### Brief
The lines to extract run from the first line of the material below to the line containing "ax.spines[side].set_linewidth(1.2)", both included; leave the pictures behind.

(Source code of charts)
==*==
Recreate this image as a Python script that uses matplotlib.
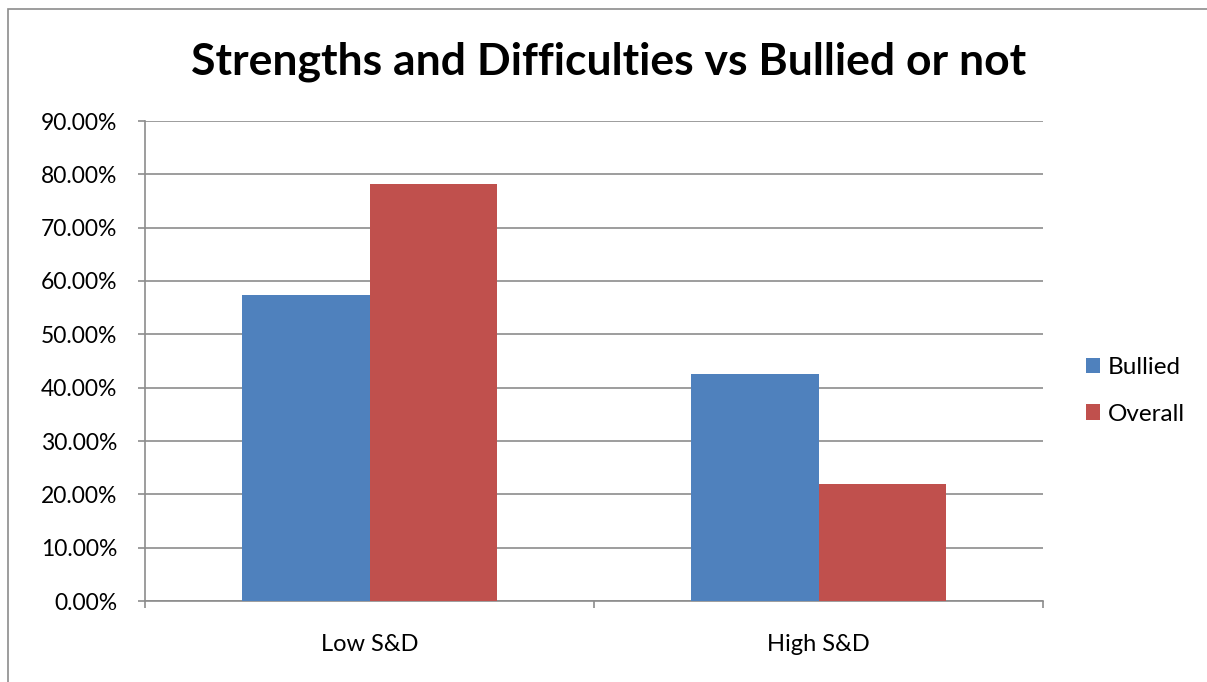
import matplotlib.pyplot as plt
import numpy as np
from matplotlib.patches import Rectangle

# values
categories = ['Low S&D', 'High S&D']
bullied = [57.4, 42.6]
overall = [78.1, 21.9]
series_names = ['Bullied', 'Overall']
yticks = np.arange(0, 100, 10)

plt.rcParams['font.family'] = ['Lato', 'DejaVu Sans']

fig = plt.figure(figsize=(12.07, 6.82), dpi=100)
ax = fig.add_axes([145 / 1207, 81 / 682, 898 / 1207, 480 / 682])

# outer chart frame (cut off on the right and bottom)
fig.patches.append(Rectangle((8 / 1207, -0.1), 1.2, 1 - 9 / 682 + 0.1,
                             transform=fig.transFigure, fill=False,
                             edgecolor='#8c8c8c', linewidth=1.2))

x = np.arange(len(categories))
w = 0.285
ax.bar(x - w / 2, bullied, w, color='#4F81BD', label=series_names[0], zorder=3)
ax.bar(x + w / 2, overall, w, color='#C0504D', label=series_names[1], zorder=3)

ax.set_xlim(-0.5, len(categories) - 0.5)
ax.set_ylim(0, 90)
ax.set_yticks(yticks)
ax.set_yticklabels([f'{v:.2f}%' for v in yticks])
ax.yaxis.grid(True, color='#8c8c8c', linewidth=1.2, zorder=0)

ax.set_xticks(x)
ax.set_xticklabels(categories)
ax.set_xticks(np.arange(-0.5, len(categories)), minor=True)
ax.tick_params(axis='x', which='major', length=0, pad=24, labelsize=17)
ax.tick_params(axis='x', which='minor', length=5, color='#8c8c8c', width=1.2)
ax.tick_params(axis='y', length=5, color='#8c8c8c', width=1.2, pad=15, labelsize=16.5)

for side in ['top', 'right']:
    ax.spines[side].set_visible(False)
for side in ['left', 'bottom']:
    ax.spines[side].set_color('#8c8c8c')
    ax.spines[side].set_linewidth(1.2)

fig.text(609 / 1207, 1 - 62 / 682, 'Strengths and Difficulties vs Bullied or not',
         ha='center', va='center', fontsize=32, fontweight='bold')

ax.legend(loc='center left', bbox_to_anchor=(1064 / 1207, 1 - 391 / 682),
          bbox_transform=fig.transFigure, frameon=False, fontsize=17.5,
          handlelength=0.6, handleheight=0.6, handletextpad=0.3, labelspacing=1.05)

fig.savefig('out.png', dpi=100)
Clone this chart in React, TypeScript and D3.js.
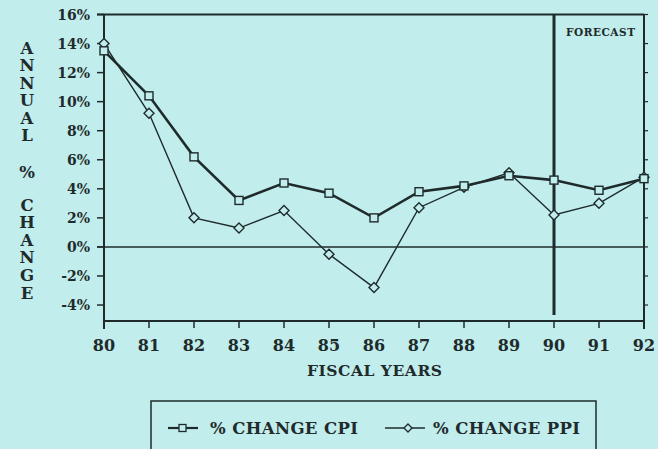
import React from "react";
import * as d3 from "d3";

const years = [80, 81, 82, 83, 84, 85, 86, 87, 88, 89, 90, 91, 92];
const cpi = [13.5, 10.4, 6.2, 3.2, 4.4, 3.7, 2.0, 3.8, 4.2, 4.9, 4.6, 3.9, 4.7];
const ppi = [14.0, 9.2, 2.0, 1.3, 2.5, -0.5, -2.8, 2.7, 4.1, 5.1, 2.2, 3.0, 4.8];
const yTicks = [16, 14, 12, 10, 8, 6, 4, 2, 0, -2, -4];
const yTitleTop = ["A", "N", "N", "U", "A", "L"];
const yTitleMid = ["%"];
const yTitleBot = ["C", "H", "A", "N", "G", "E"];
const forecastYear = 90;

const W = 658;
const H = 449;
const BG = "#c1eded";
const INK = "#1f2b2b";
const FONT = "'DejaVu Serif', serif";

export default function App() {
  const x = d3.scaleLinear().domain([80, 92]).range([104, 644]);
  const y = d3.scaleLinear().domain([-5.1, 16]).range([321, 14.5]);
  const line = d3
    .line<number>()
    .x((_, i) => x(years[i]))
    .y((d) => y(d));

  const diamond = (cx: number, cy: number, r: number) =>
    `M${cx},${cy - r}L${cx + r},${cy}L${cx},${cy + r}L${cx - r},${cy}Z`;

  const titleLetters = [
    ...yTitleTop.map((c, i) => ({ c, yy: 48 + i * 17.5 })),
    ...yTitleMid.map((c) => ({ c, yy: 172 })),
    ...yTitleBot.map((c, i) => ({ c, yy: 205 + i * 17.6 })),
  ];

  return (
    <div style={{ position: "absolute", left: 0, top: 0 }}>
      <svg width={W} height={H} style={{ display: "block" }}>
        <rect x={0} y={0} width={W} height={H} fill={BG} />
        {/* y title */}
        {titleLetters.map((t, i) => (
          <text
            key={i}
            x={27}
            y={t.yy}
            textAnchor="middle"
            dominantBaseline="central"
            fontFamily={FONT}
            fontWeight="bold"
            fontSize={16.5}
            fill={INK}
          >
            {t.c}
          </text>
        ))}
        {/* y tick labels & ticks */}
        {yTicks.map((t) => (
          <g key={t}>
            <text
              x={90}
              y={y(t)}
              textAnchor="end"
              dominantBaseline="central"
              fontFamily={FONT}
              fontWeight="bold"
              fontSize={14}
              fill={INK}
            >
              {t}%
            </text>
            <line x1={97} x2={104} y1={y(t)} y2={y(t)} stroke={INK} strokeWidth={1.5} />
            <line x1={644} x2={648} y1={y(t)} y2={y(t)} stroke={INK} strokeWidth={1.2} />
          </g>
        ))}
        {/* frame */}
        <line x1={97} x2={644} y1={y(16)} y2={y(16)} stroke={INK} strokeWidth={2} />
        <line x1={104} x2={104} y1={y(16)} y2={329} stroke={INK} strokeWidth={2} />
        <line x1={644} x2={644} y1={y(16)} y2={329} stroke={INK} strokeWidth={2} />
        <line x1={104} x2={644} y1={321} y2={321} stroke={INK} strokeWidth={2} />
        <line x1={97} x2={644} y1={y(0)} y2={y(0)} stroke={INK} strokeWidth={1.5} />
        {/* x ticks */}
        {years.map((yr) => (
          <g key={yr}>
            <line x1={x(yr)} x2={x(yr)} y1={321} y2={328} stroke={INK} strokeWidth={1.5} />
            <text
              x={x(yr)}
              y={345}
              textAnchor="middle"
              dominantBaseline="central"
              fontFamily={FONT}
              fontWeight="bold"
              fontSize={16}
              fill={INK}
            >
              {yr}
            </text>
          </g>
        ))}
        <text
          x={307}
          y={370}
          textLength={135}
          lengthAdjust="spacing"
          dominantBaseline="central"
          fontFamily={FONT}
          fontWeight="bold"
          fontSize={15.5}
          fill={INK}
        >
          FISCAL YEARS
        </text>
        {/* forecast */}
        <line
          x1={x(forecastYear)}
          x2={x(forecastYear)}
          y1={y(16)}
          y2={315}
          stroke={INK}
          strokeWidth={3}
        />
        <text
          x={566}
          y={32}
          textLength={69}
          lengthAdjust="spacing"
          dominantBaseline="central"
          fontFamily={FONT}
          fontWeight="bold"
          fontSize={10.5}
          fill={INK}
        >
          FORECAST
        </text>
        {/* series */}
        <path d={line(ppi) || ""} fill="none" stroke={INK} strokeWidth={1.4} />
        <path d={line(cpi) || ""} fill="none" stroke={INK} strokeWidth={2.6} />
        {ppi.map((v, i) => (
          <path
            key={"p" + i}
            d={diamond(x(years[i]), y(v), 5)}
            fill={BG}
            stroke={INK}
            strokeWidth={1.4}
          />
        ))}
        {cpi.map((v, i) => (
          <rect
            key={"c" + i}
            x={x(years[i]) - 4}
            y={y(v) - 4}
            width={8}
            height={8}
            fill={BG}
            stroke={INK}
            strokeWidth={1.4}
          />
        ))}
        {/* legend */}
        <rect x={151} y={401} width={445} height={60} fill="none" stroke={INK} strokeWidth={1.5} />
        <line x1={168} x2={198} y1={428} y2={428} stroke={INK} strokeWidth={2.2} />
        <rect x={179} y={424.5} width={7} height={7} fill={BG} stroke={INK} strokeWidth={1.3} />
        <text
          x={210}
          y={428}
          textLength={148}
          lengthAdjust="spacing"
          dominantBaseline="central"
          fontFamily={FONT}
          fontWeight="bold"
          fontSize={16.5}
          fill={INK}
        >
          % CHANGE CPI
        </text>
        <line x1={385} x2={425} y1={428} y2={428} stroke={INK} strokeWidth={1.3} />
        <path d={diamond(408, 428, 4)} fill={BG} stroke={INK} strokeWidth={1.3} />
        <text
          x={433}
          y={428}
          textLength={147}
          lengthAdjust="spacing"
          dominantBaseline="central"
          fontFamily={FONT}
          fontWeight="bold"
          fontSize={16.5}
          fill={INK}
        >
          % CHANGE PPI
        </text>
      </svg>
    </div>
  );
}
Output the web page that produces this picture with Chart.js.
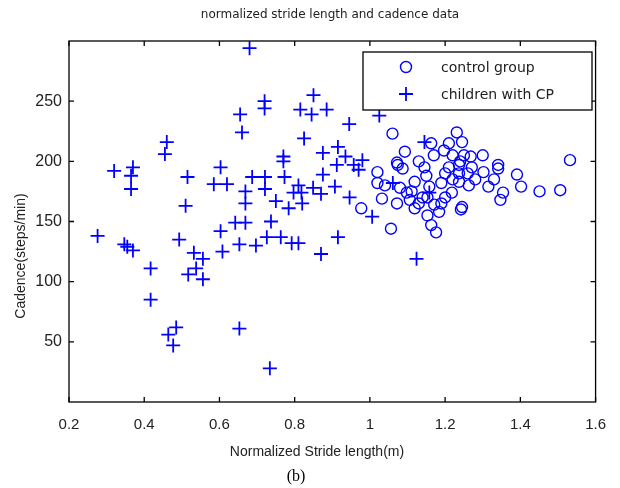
<!DOCTYPE html>
<html>
<head>
<meta charset="utf-8">
<script src="https://cdn.jsdelivr.net/npm/chart.js@4/dist/chart.umd.min.js"></script>
<style>
  html, body { margin: 0; padding: 0; background: #fff; }
  #wrap { width: 620px; height: 488px; position: relative; }
</style>
</head>
<body>
<div id="wrap"><canvas id="myChart" width="620" height="488"></canvas></div>
<script>
// control group (circles)
const strideControl = [1.06, 1.093, 1.072, 1.231, 1.245, 1.21, 1.163, 1.197, 1.268, 1.341, 1.532,
  0.977, 1.056, 1.02, 1.02, 1.074, 1.087, 1.08, 1.098, 1.106, 1.072, 1.032, 1.04,
  1.145, 1.119, 1.111, 1.119, 1.158, 1.153, 1.19, 1.218, 1.171, 1.184, 1.153, 1.163, 1.176,
  1.245, 1.242, 1.21, 1.237, 1.271, 1.302, 1.341, 1.237, 1.237, 1.263, 1.315, 1.354, 1.347,
  1.391, 1.402, 1.451, 1.506,
  1.13, 1.17, 1.2, 1.25, 1.15, 1.26, 1.28, 1.22, 1.2, 1.19, 1.14, 1.13, 1.22, 1.24, 1.3, 1.33];
const cadenceControl = [223, 208, 199, 224, 216, 215, 215, 209, 204, 197, 201,
  161, 144, 191, 182, 197, 194, 178, 174, 168, 165, 169, 180,
  195, 183, 175, 161, 179, 170, 182, 174, 164, 158, 155, 147, 141,
  162, 160, 195, 197, 195, 191, 194, 190, 183, 180, 179, 174, 168,
  189, 179, 175, 176,
  200, 205, 190, 205, 188, 190, 185, 185, 170, 165, 170, 165, 205, 200, 205, 185];

// children with CP (plus signs)
const strideCP = [0.68, 0.72, 0.72, 0.85, 0.815, 0.845, 0.885, 0.655, 0.66, 0.945, 0.825, 1.025,
  0.77, 0.77, 0.875, 0.915, 0.935, 0.98, 0.46, 0.455, 0.32, 0.37, 0.365, 0.365, 0.515, 0.603,
  0.585, 0.62, 0.51, 0.276, 0.347, 0.355, 0.37, 0.493, 0.603, 0.608, 0.642, 0.653, 0.417,
  0.532, 0.556, 0.538, 0.517, 0.556, 0.417, 0.485, 0.464, 0.477, 0.653, 0.734,
  0.687, 0.721, 0.721, 0.669, 0.669, 0.773, 0.875, 0.912, 0.957, 0.97, 0.81, 0.818, 0.797,
  0.82, 0.849, 0.87, 0.907, 0.75, 0.784, 0.946, 1.006, 0.669, 0.737, 0.726, 0.763, 0.792,
  0.81, 0.697, 0.915, 0.87, 1.124, 1.061, 1.158, 1.145];
const cadenceCP = [294, 250, 244, 255, 243, 239, 243, 239, 224, 231, 219, 238,
  204, 200, 207, 212, 204, 201, 216, 206, 192, 195, 188, 177, 187, 195,
  181, 181, 163, 138, 131, 129, 126, 135, 142, 125, 149, 131, 111,
  124, 119, 111, 106, 102, 85, 62, 56, 47, 61, 28,
  187, 187, 177, 175, 165, 187, 189, 197, 197, 193, 180, 174, 174,
  165, 178, 173, 179, 167, 161, 170, 154, 149, 150, 137, 137, 132,
  132, 130, 137, 123, 119, 182, 174, 216];

const xTicks = [0.2, 0.4, 0.6, 0.8, 1, 1.2, 1.4, 1.6];
const yTicks = [50, 100, 150, 200, 250];

const blue = "#0000ff";
const toPoints = (xs, ys) => xs.map((x, i) => ({ x: x, y: ys[i] }));

// frame, inward ticks, texts and legend, drawn the matlab way
const matlabFrame = {
  id: "matlabFrame",
  afterDraw(chart) {
    const ctx = chart.ctx;
    const a = chart.chartArea;
    const sx = chart.scales.x;
    const sy = chart.scales.y;
    ctx.save();
    ctx.strokeStyle = "#000";
    ctx.lineWidth = 1.3;
    ctx.strokeRect(a.left, a.top, a.right - a.left, a.bottom - a.top);
    ctx.beginPath();
    xTicks.forEach((v) => {
      const px = sx.getPixelForValue(v);
      ctx.moveTo(px, a.bottom); ctx.lineTo(px, a.bottom - 5);
      ctx.moveTo(px, a.top); ctx.lineTo(px, a.top + 5);
    });
    yTicks.forEach((v) => {
      const py = sy.getPixelForValue(v);
      ctx.moveTo(a.left, py); ctx.lineTo(a.left + 5, py);
      ctx.moveTo(a.right, py); ctx.lineTo(a.right - 5, py);
    });
    ctx.stroke();

    ctx.fillStyle = "#222";
    ctx.textAlign = "center";
    ctx.textBaseline = "middle";
    ctx.font = "12px 'DejaVu Sans'";
    ctx.fillText("normalized stride length and cadence data", 330, 15);
    ctx.font = "14px 'Liberation Sans'";
    ctx.fillText("Normalized Stride length(m)", 317, 452);
    ctx.save();
    ctx.translate(21, 256);
    ctx.rotate(-Math.PI / 2);
    ctx.fillText("Cadence(steps/min)", 0, 0);
    ctx.restore();
    ctx.fillStyle = "#000";
    ctx.font = "16px 'Liberation Serif'";
    ctx.fillText("(b)", 296, 477);

    // legend box
    ctx.fillStyle = "#fff";
    ctx.fillRect(363, 52, 229, 58);
    ctx.strokeRect(363, 52, 229, 58);
    ctx.strokeStyle = blue;
    ctx.lineWidth = 1.4;
    ctx.beginPath();
    ctx.arc(406, 67, 5.5, 0, Math.PI * 2);
    ctx.stroke();
    ctx.lineWidth = 1.8;
    ctx.beginPath();
    ctx.moveTo(399, 94); ctx.lineTo(413, 94);
    ctx.moveTo(406, 87); ctx.lineTo(406, 101);
    ctx.stroke();
    ctx.fillStyle = "#222";
    ctx.textAlign = "left";
    ctx.font = "14px 'DejaVu Sans'";
    ctx.fillText("control group", 441, 68);
    ctx.fillText("children with CP", 441, 95);
    ctx.restore();
  },
};

const ctx = document.getElementById("myChart");
const theChart = new Chart(ctx, {
  type: "scatter",
  data: {
    datasets: [
      {
        label: "control group",
        data: toPoints(strideControl, cadenceControl),
        pointStyle: "circle",
        radius: 5.5,
        borderColor: blue,
        backgroundColor: "rgba(0,0,0,0)",
        borderWidth: 1.4,
      },
      {
        label: "children with CP",
        data: toPoints(strideCP, cadenceCP),
        pointStyle: "cross",
        radius: 7,
        borderColor: blue,
        backgroundColor: blue,
        borderWidth: 1.8,
      },
    ],
  },
  options: {
    responsive: false,
    animation: false,
    layout: { padding: { left: 0, right: 16, top: 41, bottom: 0 } },
    plugins: {
      legend: { display: false },
      tooltip: { enabled: false },
    },
    scales: {
      x: {
        type: "linear",
        min: 0.2,
        max: 1.6,
        afterFit: (scale) => { scale.height = 86; },
        afterBuildTicks: (scale) => { scale.ticks = xTicks.map((v) => ({ value: v })); },
        grid: { display: false, drawTicks: false },
        border: { display: false },
        ticks: {
          padding: 14,
          color: "#222",
          font: { family: "Liberation Sans", size: 15 },
          callback: (v) => String(Math.round(v * 10) / 10),
        },
      },
      y: {
        type: "linear",
        min: 0,
        max: 300,
        afterFit: (scale) => { scale.width = 69; },
        afterBuildTicks: (scale) => { scale.ticks = yTicks.map((v) => ({ value: v })); },
        grid: { display: false, drawTicks: false },
        border: { display: false },
        ticks: {
          padding: 7,
          color: "#222",
          font: { family: "Liberation Sans", size: 16 },
        },
      },
    },
  },
  plugins: [matlabFrame],
});
</script>
</body>
</html>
==*==
### Expected output
Recreate this image as a Python script that uses matplotlib.
import matplotlib.pyplot as plt
import numpy as np
from matplotlib.patches import Rectangle

# values
categories = ['Low S&D', 'High S&D']
bullied = [57.4, 42.6]
overall = [78.1, 21.9]
series_names = ['Bullied', 'Overall']
yticks = np.arange(0, 100, 10)

plt.rcParams['font.family'] = ['Lato', 'DejaVu Sans']

fig = plt.figure(figsize=(12.07, 6.82), dpi=100)
ax = fig.add_axes([145 / 1207, 81 / 682, 898 / 1207, 480 / 682])

# outer chart frame (cut off on the right and bottom)
fig.patches.append(Rectangle((8 / 1207, -0.1), 1.2, 1 - 9 / 682 + 0.1,
                             transform=fig.transFigure, fill=False,
                             edgecolor='#8c8c8c', linewidth=1.2))

x = np.arange(len(categories))
w = 0.285
ax.bar(x - w / 2, bullied, w, color='#4F81BD', label=series_names[0], zorder=3)
ax.bar(x + w / 2, overall, w, color='#C0504D', label=series_names[1], zorder=3)

ax.set_xlim(-0.5, len(categories) - 0.5)
ax.set_ylim(0, 90)
ax.set_yticks(yticks)
ax.set_yticklabels([f'{v:.2f}%' for v in yticks])
ax.yaxis.grid(True, color='#8c8c8c', linewidth=1.2, zorder=0)

ax.set_xticks(x)
ax.set_xticklabels(categories)
ax.set_xticks(np.arange(-0.5, len(categories)), minor=True)
ax.tick_params(axis='x', which='major', length=0, pad=24, labelsize=17)
ax.tick_params(axis='x', which='minor', length=5, color='#8c8c8c', width=1.2)
ax.tick_params(axis='y', length=5, color='#8c8c8c', width=1.2, pad=15, labelsize=16.5)

for side in ['top', 'right']:
    ax.spines[side].set_visible(False)
for side in ['left', 'bottom']:
    ax.spines[side].set_color('#8c8c8c')
    ax.spines[side].set_linewidth(1.2)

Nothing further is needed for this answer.